Along with the Patsy Cline Memorial, Camden offers other historic markers in and near town. Be sure to see the Moving Wall and the Benton County Veterans Memorial – both at the Benton County Industrial Park.
And for you Civil War fans, don’t miss the Nathan Bedford Forrest State Park. Make your way to the top of Pilot Knob – Tennessee’s highest point – and explore the Tennessee River Folklife Museum.
This little corner of Tennessee is surrounded by water. Outdoor lovers can head for the Tennessee River, Kentucky Lake, and the Duck River. Visitors enjoy fishing, swimming, boating, waterskiing, and wildlife viewing throughout Benton County.

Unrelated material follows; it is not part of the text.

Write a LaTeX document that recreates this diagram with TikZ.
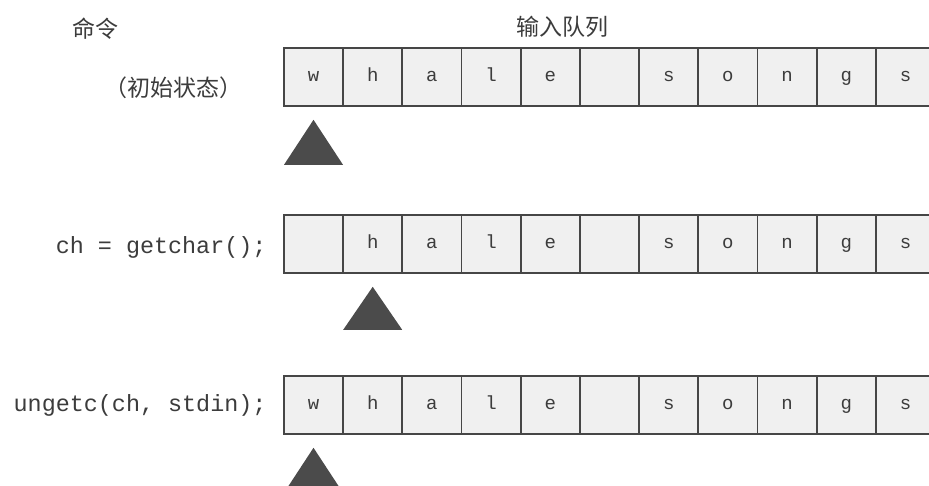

Check out the Tennessee Fresh Water Pearl Farm & Museum, and get a great view of the Tennessee River Valley from the Duck River Scenic Overlook.
From Camden, take SR 1 for 30 miles west to 30 miles till you reach McKenzie.
Visitors are encouraged to explore downtown McKenzie – home to the incredibly quaint Downtown Veterans Memorial Park, and the Gordon Browning Genealogical Museum. Stick around central McKenzie for shopping, eateries, and plenty of historic sites.
If you’re looking for an event, McKenzie features a number of annual events. See if you can catch Memorial Day celebrations, the Festival of Freedom, Veteran's Day observances, and McKenzie's Hometown Christmas.
McKenzie is packed with outdoor activities. Link lovers can head for Carroll Lake Golf Course, while others can skip right to Carroll Lake for boating and picnicking. Feed the ducks at "The Barn" and the 25-acre McKenzie City Park – where you can also fish, try tennis, or let the kids loose on the playgrounds.
From Mckenzie, it’s about a two-hour drive back to Memphis – either by State Route 79 or back down Interstate 40.